■ INFORMATION SUPPLIED

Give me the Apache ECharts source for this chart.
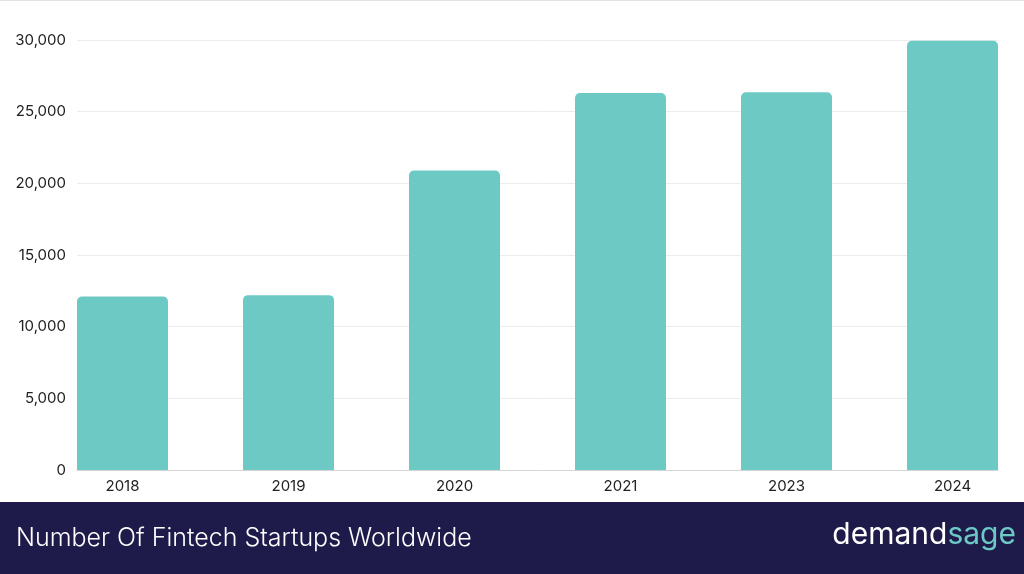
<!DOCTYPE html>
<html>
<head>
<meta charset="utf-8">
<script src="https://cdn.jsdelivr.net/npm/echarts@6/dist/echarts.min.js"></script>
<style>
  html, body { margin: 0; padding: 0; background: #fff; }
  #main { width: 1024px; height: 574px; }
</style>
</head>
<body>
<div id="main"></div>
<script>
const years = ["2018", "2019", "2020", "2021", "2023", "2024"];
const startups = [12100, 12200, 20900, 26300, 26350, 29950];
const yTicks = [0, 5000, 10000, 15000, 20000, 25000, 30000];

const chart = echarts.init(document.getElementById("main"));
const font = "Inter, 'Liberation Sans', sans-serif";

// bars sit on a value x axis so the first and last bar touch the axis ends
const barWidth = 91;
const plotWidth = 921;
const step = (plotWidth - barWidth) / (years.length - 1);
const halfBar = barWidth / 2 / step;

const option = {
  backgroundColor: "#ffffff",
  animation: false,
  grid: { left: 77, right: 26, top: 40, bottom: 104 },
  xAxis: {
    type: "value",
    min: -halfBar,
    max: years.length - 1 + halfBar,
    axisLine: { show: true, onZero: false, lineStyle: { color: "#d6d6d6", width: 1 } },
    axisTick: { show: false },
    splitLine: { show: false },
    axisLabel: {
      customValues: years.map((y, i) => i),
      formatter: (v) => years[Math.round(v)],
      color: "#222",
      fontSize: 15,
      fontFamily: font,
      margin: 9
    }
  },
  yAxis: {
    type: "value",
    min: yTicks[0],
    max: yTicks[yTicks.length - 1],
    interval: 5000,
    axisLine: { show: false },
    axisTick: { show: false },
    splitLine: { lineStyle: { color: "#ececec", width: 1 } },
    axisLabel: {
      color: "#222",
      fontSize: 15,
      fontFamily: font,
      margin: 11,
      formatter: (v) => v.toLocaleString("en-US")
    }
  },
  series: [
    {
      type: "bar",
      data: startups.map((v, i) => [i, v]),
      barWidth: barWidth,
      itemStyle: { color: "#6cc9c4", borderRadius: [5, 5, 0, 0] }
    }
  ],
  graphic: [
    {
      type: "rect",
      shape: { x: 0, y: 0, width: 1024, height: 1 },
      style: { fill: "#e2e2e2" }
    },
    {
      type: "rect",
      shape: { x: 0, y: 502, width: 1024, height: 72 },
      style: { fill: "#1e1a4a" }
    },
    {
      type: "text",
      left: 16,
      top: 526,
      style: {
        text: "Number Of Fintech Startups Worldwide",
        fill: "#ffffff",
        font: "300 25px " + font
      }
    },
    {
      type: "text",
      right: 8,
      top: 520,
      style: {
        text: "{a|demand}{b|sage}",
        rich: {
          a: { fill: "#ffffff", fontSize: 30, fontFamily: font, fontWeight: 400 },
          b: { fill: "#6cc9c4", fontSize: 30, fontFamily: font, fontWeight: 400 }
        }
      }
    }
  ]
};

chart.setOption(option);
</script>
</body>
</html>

■ WRITTEN PROBLEM
Output all of the data exactly as it stands, minus any images.

■ FINAL RESULT
Give me the Apache ECharts source for this chart.
<!DOCTYPE html>
<html>
<head>
<meta charset="utf-8">
<script src="https://cdn.jsdelivr.net/npm/echarts@6/dist/echarts.min.js"></script>
<style>
  html, body { margin: 0; padding: 0; background: #fff; }
  #main { width: 1024px; height: 574px; }
</style>
</head>
<body>
<div id="main"></div>
<script>
const years = ["2018", "2019", "2020", "2021", "2023", "2024"];
const startups = [12100, 12200, 20900, 26300, 26350, 29950];
const yTicks = [0, 5000, 10000, 15000, 20000, 25000, 30000];

const chart = echarts.init(document.getElementById("main"));
const font = "Inter, 'Liberation Sans', sans-serif";

// bars sit on a value x axis so the first and last bar touch the axis ends
const barWidth = 91;
const plotWidth = 921;
const step = (plotWidth - barWidth) / (years.length - 1);
const halfBar = barWidth / 2 / step;

const option = {
  backgroundColor: "#ffffff",
  animation: false,
  grid: { left: 77, right: 26, top: 40, bottom: 104 },
  xAxis: {
    type: "value",
    min: -halfBar,
    max: years.length - 1 + halfBar,
    axisLine: { show: true, onZero: false, lineStyle: { color: "#d6d6d6", width: 1 } },
    axisTick: { show: false },
    splitLine: { show: false },
    axisLabel: {
      customValues: years.map((y, i) => i),
      formatter: (v) => years[Math.round(v)],
      color: "#222",
      fontSize: 15,
      fontFamily: font,
      margin: 9
    }
  },
  yAxis: {
    type: "value",
    min: yTicks[0],
    max: yTicks[yTicks.length - 1],
    interval: 5000,
    axisLine: { show: false },
    axisTick: { show: false },
    splitLine: { lineStyle: { color: "#ececec", width: 1 } },
    axisLabel: {
      color: "#222",
      fontSize: 15,
      fontFamily: font,
      margin: 11,
      formatter: (v) => v.toLocaleString("en-US")
    }
  },
  series: [
    {
      type: "bar",
      data: startups.map((v, i) => [i, v]),
      barWidth: barWidth,
      itemStyle: { color: "#6cc9c4", borderRadius: [5, 5, 0, 0] }
    }
  ],
  graphic: [
    {
      type: "rect",
      shape: { x: 0, y: 0, width: 1024, height: 1 },
      style: { fill: "#e2e2e2" }
    },
    {
      type: "rect",
      shape: { x: 0, y: 502, width: 1024, height: 72 },
      style: { fill: "#1e1a4a" }
    },
    {
      type: "text",
      left: 16,
      top: 526,
      style: {
        text: "Number Of Fintech Startups Worldwide",
        fill: "#ffffff",
        font: "300 25px " + font
      }
    },
    {
      type: "text",
      right: 8,
      top: 520,
      style: {
        text: "{a|demand}{b|sage}",
        rich: {
          a: { fill: "#ffffff", fontSize: 30, fontFamily: font, fontWeight: 400 },
          b: { fill: "#6cc9c4", fontSize: 30, fontFamily: font, fontWeight: 400 }
        }
      }
    }
  ]
};

chart.setOption(option);
</script>
</body>
</html>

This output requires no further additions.